It is important, occasionally, to make something from scratch. So we are going to make Lasagna. First, shoot a cow.
Well, not that far from scratch. Instead of shooting a cow directly - not easy in London - I asked my local neighbourhood organic global megacorperation to send me some pre-shot cow, preferably in little bits. And they said “Sure. What else would you like?” And I said:
- Half a k minced cow
- Some tomatoes (or some tinned ones)
- Bit of basil
- Some carrots
- Tomato puree
- oxo cubes
- AN onion
- Other Stuff.
The problem with Red Lasagna Sauce is that there is no standard recipe. Beyond the basics (Meat, Tomatoes, herbs) you’re pretty much free to do anything that tastes nice. Some people add Lea & Perrins, others swear by curry powder (don’t do that, it’s silly) or hot sauce (Not for Lasagna, surely?). Anyway, prepare the red sauce. Usually by dumping the meat & onion in some hot oil to brown, then adding the tomatoes and everything else, and then simmering down over the course of a coon’s age. Practice this bit by making spagetti bolagnase with the same recipe until you find one you like.
(Or use white source from a jar)
White sauce is deceptively tricky. The process is simple: Melt butter, add some flour, add milk slowly, stir for-fucking-ever as it combines & thickens, don’t let it burn or boil too much. I add Cinnamon because it makes it taste gorgious, you may add nutmeg instead, or as well, or whatever. I used about three quarters of a pint of milk, and Enough flour, which ended up being a small bowl full. Practice this my making cheese sauce (Which is the same as white sauce, just add a block of grated cheese and stir before you serve)
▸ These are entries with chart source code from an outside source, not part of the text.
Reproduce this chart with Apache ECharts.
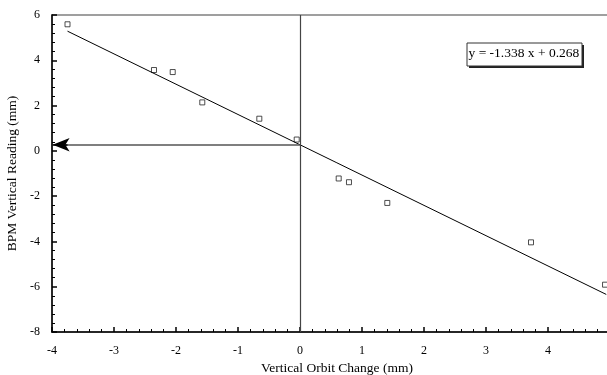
<!DOCTYPE html>
<html>
<head>
<meta charset="utf-8">
<script src="https://cdn.jsdelivr.net/npm/echarts@6/dist/echarts.min.js"></script>
<style>html,body{margin:0;padding:0;background:#fff}#c{width:607px;height:375px}</style>
</head>
<body>
<div id="c"></div>
<script>
var orbitChange = [-3.75, -2.355, -2.053, -1.576, -0.656, -0.053, 0.624, 0.79, 1.408, 3.726, 4.92];
var bpmReading  = [5.59, 3.57, 3.48, 2.14, 1.42, 0.50, -1.22, -1.385, -2.30, -4.04, -5.91];
var slope = -1.338;
var intercept = 0.268;
var fitRange = [-3.75, 4.94];
var equationText = 'y = -1.338 x + 0.268';
var xName = 'Vertical Orbit Change (mm)';
var yName = 'BPM Vertical Reading (mm)';

var points = orbitChange.map(function (x, i) { return [x, bpmReading[i]]; });
var fitLine = fitRange.map(function (x) { return [x, slope * x + intercept]; });
var font = '"Liberation Serif", "Times New Roman", serif';

var chart = echarts.init(document.getElementById('c'));
chart.setOption({
  animation: false,
  backgroundColor: '#fff',
  grid: { left: 52, right: -3, top: 15, bottom: 43, show: true, borderColor: '#808080', borderWidth: 1.5, outerBoundsMode: 'none', containLabel: false },
  xAxis: {
    type: 'value', min: -4, max: 5, interval: 1,
    name: xName, nameLocation: 'middle', nameGap: 29,
    nameTextStyle: { fontFamily: font, fontSize: 13.5, color: '#000', padding: [0, 0, 0, 12] },
    axisLine: { onZero: false, lineStyle: { color: '#000', width: 1.5 } },
    axisTick: { inside: true, length: 5, lineStyle: { color: '#000', width: 1.5 } },
    minorTick: { show: true, splitNumber: 5, length: 3, lineStyle: { color: '#000', width: 1 } },
    axisLabel: { fontFamily: font, fontSize: 12, color: '#000', margin: 13 },
    splitLine: { show: false }
  },
  yAxis: {
    type: 'value', min: -8, max: 6, interval: 2,
    name: yName, nameLocation: 'middle', nameGap: 31,
    nameTextStyle: { fontFamily: font, fontSize: 13.5, color: '#000' },
    axisLine: { onZero: false, lineStyle: { color: '#000', width: 1.5 } },
    axisTick: { inside: true, length: 5, lineStyle: { color: '#000', width: 1.5 } },
    minorTick: { show: true, splitNumber: 5, length: 3, lineStyle: { color: '#000', width: 1 } },
    axisLabel: { fontFamily: font, fontSize: 12, color: '#000', margin: 12 },
    splitLine: { show: false }
  },
  series: [
    {
      type: 'line', data: fitLine, symbol: 'none', silent: true,
      lineStyle: { color: '#000', width: 1 },
      markLine: {
        silent: true, animation: false,
        label: { show: false },
        symbol: ['none', 'none'],
        lineStyle: { color: '#444', width: 1.2, type: 'solid' },
        data: [
          [{ coord: [0, 6] }, { coord: [0, -8] }]
        ]
      }
    },
    {
      type: 'line', data: [], silent: true,
      markLine: {
        silent: true, animation: false,
        label: { show: false },
        symbol: ['none', 'none'],
        lineStyle: { color: '#555', width: 1.5, type: 'solid' },
        data: [
          [{ coord: [0, intercept] }, { coord: [-3.8, intercept] }]
        ]
      }
    },
    {
      type: 'line', data: [], silent: true,
      markLine: {
        silent: true, animation: false,
        label: { show: false },
        symbol: ['none', 'arrow'],
        symbolSize: [10, 17],
        lineStyle: { color: '#000', width: 1.5, type: 'solid' },
        data: [
          [{ coord: [-3.75, intercept] }, { coord: [-3.99, intercept] }]
        ]
      }
    },
    {
      type: 'scatter', data: points, symbol: 'rect', symbolSize: 5,
      itemStyle: { color: '#fff', borderColor: '#222', borderWidth: 1 }
    }
  ],
  graphic: [
    {
      type: 'rect', shape: { x: 469, y: 45, width: 115, height: 23 },
      style: { fill: '#222' }
    },
    {
      type: 'rect', shape: { x: 467, y: 43, width: 115, height: 23 },
      style: { fill: '#fff', stroke: '#333', lineWidth: 1 }
    },
    {
      type: 'text', left: 468.5, top: 46.5,
      style: { text: equationText, font: '13.5px ' + font, fill: '#000' }
    }
  ]
});
</script>
</body>
</html>
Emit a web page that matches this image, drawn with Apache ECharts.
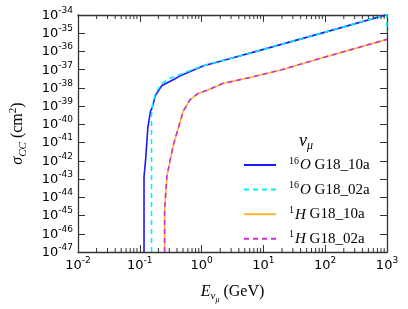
<!DOCTYPE html>
<html><head><meta charset="utf-8">
<script src="https://cdn.jsdelivr.net/npm/echarts@6/dist/echarts.min.js"></script>
<style>html,body{margin:0;padding:0;background:#fff}#c{width:408px;height:309px}</style>
</head><body><div id="c"></div><script>
// Tick exponents (log10)
const xTickExp = [-2, -1, 0, 1, 2, 3];
const yTickExp = [-47, -46, -45, -44, -43, -42, -41, -40, -39, -38, -37, -36, -35, -34];

const seriesNames = ['16O G18_10a', '16O G18_02a', '1H G18_10a', '1H G18_02a'];
const legendLabels = ['{sup|16}{it|O} G18_10a', '{sup|16}{it|O} G18_02a', '{sup|1}{it|H} G18_10a', '{sup|1}{it|H} G18_02a'];

// Energy (GeV) and cross section (cm^2)
const o10E = [0.117, 0.117, 0.124, 0.135, 0.149, 0.158, 0.179, 0.228, 0.373, 0.453, 1.05, 2.83, 10, 100, 1000];
const o10S = [1e-47, 1.35e-43, 1.1e-42, 6.6e-41, 5.4e-40, 7.8e-40, 3.9e-39, 1.35e-38, 3.2e-38, 4.7e-38, 1.6e-37, 4.0e-37, 1.3e-36, 1.15e-35, 1.05e-34];

const o02E = [0.155, 0.155, 0.162, 0.178, 0.229, 0.316, 0.457, 1.05, 2.83, 10, 100, 990, 1000];
const o02S = [1e-47, 4e-40, 1.26e-39, 5e-39, 1.8e-38, 3.5e-38, 5.6e-38, 1.66e-37, 4.0e-37, 1.3e-36, 1.15e-35, 1.05e-34, 1.2e-35];

const h10E = [0.252, 0.252, 0.274, 0.310, 0.351, 0.421, 0.506, 0.647, 0.877, 1.26, 2.19, 6.58, 19.8, 100, 1000];
const h10S = [1e-47, 2.2e-45, 1.35e-43, 1.1e-42, 7.9e-42, 6.6e-41, 5.4e-40, 2.2e-39, 5.0e-39, 7.6e-39, 1.74e-38, 4.0e-38, 1.0e-37, 5.0e-37, 4.6e-36];

const h02E = h10E.slice();
const h02S = h10S.slice();

const colors = ['#1a1aff', '#00f0f0', '#ffb733', '#cc33cc'];
const lineTypes = ['solid', [5, 4], 'solid', [5, 4]];

const toLog = (E, S) => E.map((e, i) => [Math.log10(e), Math.log10(S[i])]);
const dataSets = [toLog(o10E, o10S), toLog(o02E, o02S), toLog(h10E, h10S), toLog(h02E, h02S)];

const xMin = xTickExp[0], xMax = xTickExp[xTickExp.length - 1];
const yMin = yTickExp[0], yMax = yTickExp[yTickExp.length - 1];

// minor tick positions (log10 of 2..9 in each decade)
const minorX = [];
for (let d = xMin; d < xMax; d++) for (let k = 2; k <= 9; k++) minorX.push([d + Math.log10(k), yMin]);

const axisColor = '#333';
const serif = 'Liberation Serif';
const sans = 'DejaVu Sans';
const powFmt = v => '{b|10}{s|' + Math.round(v) + '}';
const powRich = {
  b: { fontFamily: sans, fontSize: 13, color: '#000', verticalAlign: 'bottom', lineHeight: 14 },
  s: { fontFamily: sans, fontSize: 9, color: '#000', verticalAlign: 'bottom', lineHeight: 14, padding: [0, 0, 7, 0] }
};

const chart = echarts.init(document.getElementById('c'), null, { renderer: 'canvas' });
const series = seriesNames.map((n, i) => ({
  type: 'line', name: n, data: dataSets[i], symbol: 'none', smooth: false,
  lineStyle: { color: colors[i], width: 1.6, type: lineTypes[i] },
  itemStyle: { color: colors[i] }, z: 3 + i
}));
series.push({
  type: 'custom', silent: true, data: minorX, z: 10,
  renderItem: (params, api) => {
    const x = api.value(0);
    const pb = api.coord([x, yMin]);
    const pt = api.coord([x, yMax]);
    return { type: 'group', children: [
      { type: 'line', shape: { x1: pb[0], y1: pb[1], x2: pb[0], y2: pb[1] - 4 }, style: { stroke: axisColor, lineWidth: 1 } },
      { type: 'line', shape: { x1: pt[0], y1: pt[1], x2: pt[0], y2: pt[1] + 4 }, style: { stroke: axisColor, lineWidth: 1 } }
    ] };
  }
});

chart.setOption({
  animation: false,
  backgroundColor: '#fff',
  grid: { left: 73, right: 21, top: 15, bottom: 52 },
  title: {
    text: '{n|ν}{m|μ}', left: 294, top: 127,
    textStyle: { fontWeight: 'normal', rich: {
      n: { fontFamily: serif, fontStyle: 'italic', fontWeight: 'normal', fontSize: 18, color: '#000', verticalAlign: 'top', lineHeight: 20 },
      m: { fontFamily: serif, fontStyle: 'italic', fontWeight: 'normal', fontSize: 12, color: '#000', verticalAlign: 'top', lineHeight: 20, padding: [8, 0, 0, 0] }
    } }
  },
  legend: {
    data: seriesNames, orient: 'vertical', left: 238, top: 151,
    itemWidth: 32, itemHeight: 14, itemGap: 7.6,
    itemStyle: { opacity: 0 },
    formatter: name => legendLabels[seriesNames.indexOf(name)],
    textStyle: { fontFamily: serif, fontSize: 15, color: '#000', padding: [0, 0, 0, 8],
      rich: {
        sup: { fontFamily: serif, fontSize: 10, color: '#000', verticalAlign: 'bottom', lineHeight: 16, padding: [0, 1, 7, 0] },
        it: { fontFamily: serif, fontStyle: 'italic', fontSize: 15, color: '#000', verticalAlign: 'bottom', lineHeight: 16 }
      } }
  },
  xAxis: [{
    type: 'value', min: xMin, max: xMax, interval: 1, position: 'bottom',
    name: '{e|E}{s|ν}{ss|μ}{n| (GeV)}', nameLocation: 'middle', nameGap: 30,
    nameTextStyle: { rich: {
      e: { fontFamily: serif, fontStyle: 'italic', fontSize: 16, color: '#000', verticalAlign: 'bottom', lineHeight: 18 },
      s: { fontFamily: serif, fontStyle: 'italic', fontSize: 11, color: '#000', verticalAlign: 'bottom', lineHeight: 18, padding: [0, 0, -2, 0] },
      ss: { fontFamily: serif, fontStyle: 'italic', fontSize: 8, color: '#000', verticalAlign: 'bottom', lineHeight: 18, padding: [0, 0, -4, 0] },
      n: { fontFamily: serif, fontSize: 16, color: '#000', verticalAlign: 'bottom', lineHeight: 18 }
    } },
    axisLine: { show: true, onZero: false, lineStyle: { color: axisColor, width: 1.3 } },
    axisTick: { show: true, inside: true, length: 7, lineStyle: { color: axisColor, width: 1 } },
    axisLabel: { formatter: powFmt, rich: powRich, margin: 6 },
    splitLine: { show: false }
  }, {
    type: 'value', min: xMin, max: xMax, interval: 1, position: 'top',
    axisLine: { show: true, onZero: false, lineStyle: { color: axisColor, width: 1.3 } },
    axisTick: { show: true, inside: true, length: 7, lineStyle: { color: axisColor, width: 1 } },
    axisLabel: { show: false }, splitLine: { show: false }
  }],
  yAxis: [{
    type: 'value', min: yMin, max: yMax, interval: 1, position: 'left',
    name: '{s|σ}{c|CC}{n| (cm}{p|2}{n|)}', nameLocation: 'middle', nameGap: 52,
    nameTextStyle: { rich: {
      s: { fontFamily: serif, fontStyle: 'italic', fontSize: 16, color: '#000', verticalAlign: 'bottom', lineHeight: 18 },
      c: { fontFamily: serif, fontStyle: 'italic', fontSize: 11, color: '#000', verticalAlign: 'bottom', lineHeight: 18, padding: [0, 0, -3, 0] },
      n: { fontFamily: serif, fontSize: 16, color: '#000', verticalAlign: 'bottom', lineHeight: 18 },
      p: { fontFamily: serif, fontSize: 11, color: '#000', verticalAlign: 'bottom', lineHeight: 18, padding: [0, 0, 7, 0] }
    } },
    axisLine: { show: true, onZero: false, lineStyle: { color: axisColor, width: 1.3 } },
    axisTick: { show: true, inside: true, length: 7, lineStyle: { color: axisColor, width: 1 } },
    axisLabel: { formatter: powFmt, rich: powRich, margin: 5 },
    splitLine: { show: false }
  }, {
    type: 'value', min: yMin, max: yMax, interval: 1, position: 'right',
    axisLine: { show: true, onZero: false, lineStyle: { color: axisColor, width: 1.3 } },
    axisTick: { show: true, inside: true, length: 7, lineStyle: { color: axisColor, width: 1 } },
    axisLabel: { show: false }, splitLine: { show: false }
  }],
  series: series
});
</script></body></html>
(Or buy some lasagna sheets)
Yeah, we’re making our own pasta. Not too complicated, even. This is how you do it:
Put some flour in a medium bowl, enough so that the following will work:
Hollow out a nest in the middle, big enough for two whisked eggs.
Whisk two eggs, then add them to the nest.
Stir the eggs inside the nest of flour with a fork. As you stir, the eggs will slowly pick up flour from the walls of the nest and combine into a dough-like substance. When you have a sticky, but structually connected, blob start to more activly roll it in the flour until it’s not sticky.
Knead it in your hands until it’s sticky again, and then roll it in the flour a bit more. Eventually it’ll start being less bloby and more dough-like, at which point start rolling it out on a chopping board.
This is going to take a while, because ideally you need to roll it out until it’s only a few millimetres thick. As it reaches the edge of your chopping board, divide it into smaller sheets. Eventually you want really, really thin sheets as close as you can make them to the size of your lasagna pan.
Depending on how many sheets you have, work out how you’re going to do this. Ideally, you want a sheet at the bottom, and then to layer red, pasta, white, pasta, red, pasta, white etc, ending with a layer of white topped with cheese. Ration your sheets and sauce appropriately. Place in a pre-heated oven for an hour or so, then eat some and freeze the rest.